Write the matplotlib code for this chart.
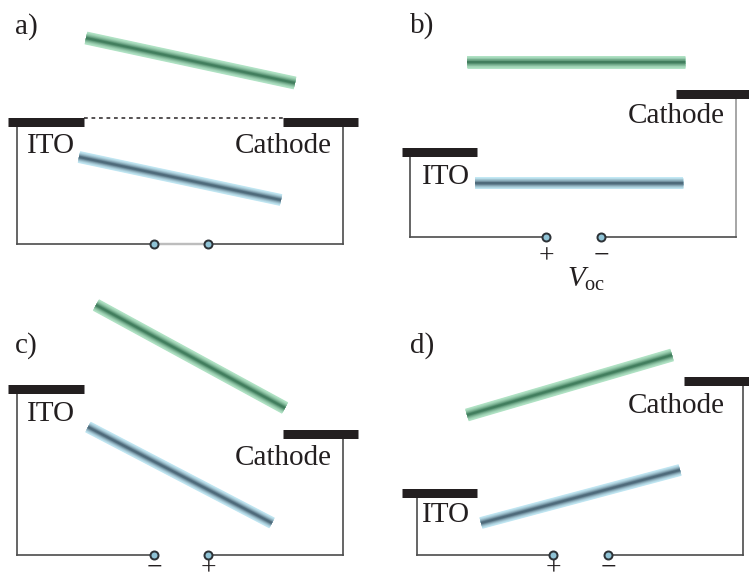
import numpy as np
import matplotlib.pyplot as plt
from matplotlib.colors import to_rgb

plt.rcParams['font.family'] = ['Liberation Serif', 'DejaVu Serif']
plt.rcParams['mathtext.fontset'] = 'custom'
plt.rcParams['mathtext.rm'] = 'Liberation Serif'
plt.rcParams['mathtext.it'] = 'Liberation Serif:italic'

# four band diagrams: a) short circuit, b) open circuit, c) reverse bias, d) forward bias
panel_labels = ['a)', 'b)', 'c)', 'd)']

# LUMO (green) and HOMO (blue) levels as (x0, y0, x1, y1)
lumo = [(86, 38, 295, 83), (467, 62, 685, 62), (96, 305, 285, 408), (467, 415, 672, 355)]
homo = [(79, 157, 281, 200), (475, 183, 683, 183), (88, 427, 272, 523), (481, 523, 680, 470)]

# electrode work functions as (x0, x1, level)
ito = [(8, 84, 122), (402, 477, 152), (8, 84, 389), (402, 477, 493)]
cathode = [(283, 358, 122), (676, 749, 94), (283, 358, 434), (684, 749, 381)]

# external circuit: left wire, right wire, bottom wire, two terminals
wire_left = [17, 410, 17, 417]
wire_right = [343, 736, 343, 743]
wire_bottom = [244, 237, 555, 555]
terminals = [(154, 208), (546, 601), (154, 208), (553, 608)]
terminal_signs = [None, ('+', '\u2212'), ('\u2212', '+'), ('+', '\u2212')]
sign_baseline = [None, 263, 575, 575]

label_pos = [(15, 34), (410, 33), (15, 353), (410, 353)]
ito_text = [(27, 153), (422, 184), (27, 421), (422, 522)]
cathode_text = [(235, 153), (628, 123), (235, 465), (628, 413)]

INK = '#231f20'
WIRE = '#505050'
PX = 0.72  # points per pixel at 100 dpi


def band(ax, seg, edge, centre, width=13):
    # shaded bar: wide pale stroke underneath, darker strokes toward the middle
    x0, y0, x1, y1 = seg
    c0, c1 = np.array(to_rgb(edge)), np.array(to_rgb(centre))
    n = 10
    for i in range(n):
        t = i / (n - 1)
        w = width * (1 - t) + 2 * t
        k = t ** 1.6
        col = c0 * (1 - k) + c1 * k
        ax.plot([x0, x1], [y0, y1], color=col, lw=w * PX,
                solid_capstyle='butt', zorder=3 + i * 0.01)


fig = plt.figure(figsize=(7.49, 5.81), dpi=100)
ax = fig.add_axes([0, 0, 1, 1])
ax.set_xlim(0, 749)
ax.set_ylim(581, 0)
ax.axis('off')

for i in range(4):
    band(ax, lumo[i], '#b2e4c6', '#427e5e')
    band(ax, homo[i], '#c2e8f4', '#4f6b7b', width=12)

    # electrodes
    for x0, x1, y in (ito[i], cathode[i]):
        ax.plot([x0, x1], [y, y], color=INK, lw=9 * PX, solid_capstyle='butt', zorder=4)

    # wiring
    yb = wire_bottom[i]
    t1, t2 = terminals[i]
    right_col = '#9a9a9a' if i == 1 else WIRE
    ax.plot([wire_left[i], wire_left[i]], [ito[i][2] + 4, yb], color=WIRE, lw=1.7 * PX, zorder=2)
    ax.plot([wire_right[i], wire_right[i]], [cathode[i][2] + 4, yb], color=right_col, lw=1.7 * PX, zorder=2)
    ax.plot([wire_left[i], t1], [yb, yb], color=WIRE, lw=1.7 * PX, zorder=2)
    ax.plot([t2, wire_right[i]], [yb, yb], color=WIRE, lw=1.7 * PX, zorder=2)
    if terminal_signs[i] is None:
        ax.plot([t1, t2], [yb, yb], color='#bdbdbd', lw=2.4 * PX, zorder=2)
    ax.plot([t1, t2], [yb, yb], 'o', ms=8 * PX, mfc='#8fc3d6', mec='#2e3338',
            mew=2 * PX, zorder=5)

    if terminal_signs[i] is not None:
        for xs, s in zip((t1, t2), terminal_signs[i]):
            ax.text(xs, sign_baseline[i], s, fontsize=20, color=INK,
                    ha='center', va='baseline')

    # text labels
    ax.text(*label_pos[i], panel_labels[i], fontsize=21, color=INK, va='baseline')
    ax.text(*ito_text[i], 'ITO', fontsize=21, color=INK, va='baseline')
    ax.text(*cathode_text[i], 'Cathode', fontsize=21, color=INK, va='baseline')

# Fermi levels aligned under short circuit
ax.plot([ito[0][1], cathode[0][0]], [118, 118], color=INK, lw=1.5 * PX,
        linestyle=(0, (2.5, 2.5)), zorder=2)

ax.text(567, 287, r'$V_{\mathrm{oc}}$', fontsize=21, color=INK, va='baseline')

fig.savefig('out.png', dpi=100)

--

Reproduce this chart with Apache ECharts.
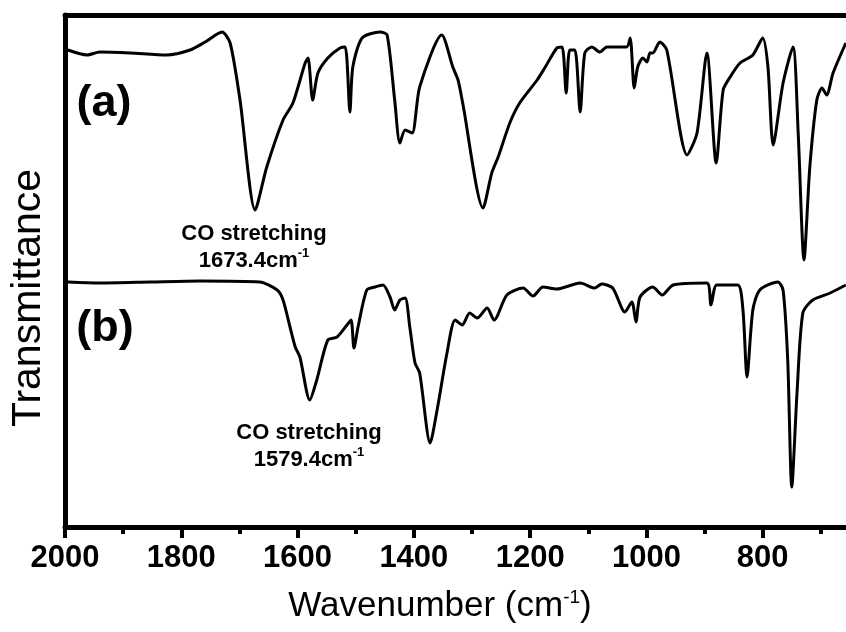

> _Task details_: Only the stretch from the line with "Write the matplotlib code for this chart." through the line with "band(ax, homo[i], '#c2e8f4', '#4f6b7b', width=12)" should be copied, exactly and with both ends. Drop the pictures.

> _The solution_:
Write the matplotlib code for this chart.
import numpy as np
import matplotlib.pyplot as plt
from matplotlib.colors import to_rgb

plt.rcParams['font.family'] = ['Liberation Serif', 'DejaVu Serif']
plt.rcParams['mathtext.fontset'] = 'custom'
plt.rcParams['mathtext.rm'] = 'Liberation Serif'
plt.rcParams['mathtext.it'] = 'Liberation Serif:italic'

# four band diagrams: a) short circuit, b) open circuit, c) reverse bias, d) forward bias
panel_labels = ['a)', 'b)', 'c)', 'd)']

# LUMO (green) and HOMO (blue) levels as (x0, y0, x1, y1)
lumo = [(86, 38, 295, 83), (467, 62, 685, 62), (96, 305, 285, 408), (467, 415, 672, 355)]
homo = [(79, 157, 281, 200), (475, 183, 683, 183), (88, 427, 272, 523), (481, 523, 680, 470)]

# electrode work functions as (x0, x1, level)
ito = [(8, 84, 122), (402, 477, 152), (8, 84, 389), (402, 477, 493)]
cathode = [(283, 358, 122), (676, 749, 94), (283, 358, 434), (684, 749, 381)]

# external circuit: left wire, right wire, bottom wire, two terminals
wire_left = [17, 410, 17, 417]
wire_right = [343, 736, 343, 743]
wire_bottom = [244, 237, 555, 555]
terminals = [(154, 208), (546, 601), (154, 208), (553, 608)]
terminal_signs = [None, ('+', '\u2212'), ('\u2212', '+'), ('+', '\u2212')]
sign_baseline = [None, 263, 575, 575]

label_pos = [(15, 34), (410, 33), (15, 353), (410, 353)]
ito_text = [(27, 153), (422, 184), (27, 421), (422, 522)]
cathode_text = [(235, 153), (628, 123), (235, 465), (628, 413)]

INK = '#231f20'
WIRE = '#505050'
PX = 0.72  # points per pixel at 100 dpi


def band(ax, seg, edge, centre, width=13):
    # shaded bar: wide pale stroke underneath, darker strokes toward the middle
    x0, y0, x1, y1 = seg
    c0, c1 = np.array(to_rgb(edge)), np.array(to_rgb(centre))
    n = 10
    for i in range(n):
        t = i / (n - 1)
        w = width * (1 - t) + 2 * t
        k = t ** 1.6
        col = c0 * (1 - k) + c1 * k
        ax.plot([x0, x1], [y0, y1], color=col, lw=w * PX,
                solid_capstyle='butt', zorder=3 + i * 0.01)


fig = plt.figure(figsize=(7.49, 5.81), dpi=100)
ax = fig.add_axes([0, 0, 1, 1])
ax.set_xlim(0, 749)
ax.set_ylim(581, 0)
ax.axis('off')

for i in range(4):
    band(ax, lumo[i], '#b2e4c6', '#427e5e')
    band(ax, homo[i], '#c2e8f4', '#4f6b7b', width=12)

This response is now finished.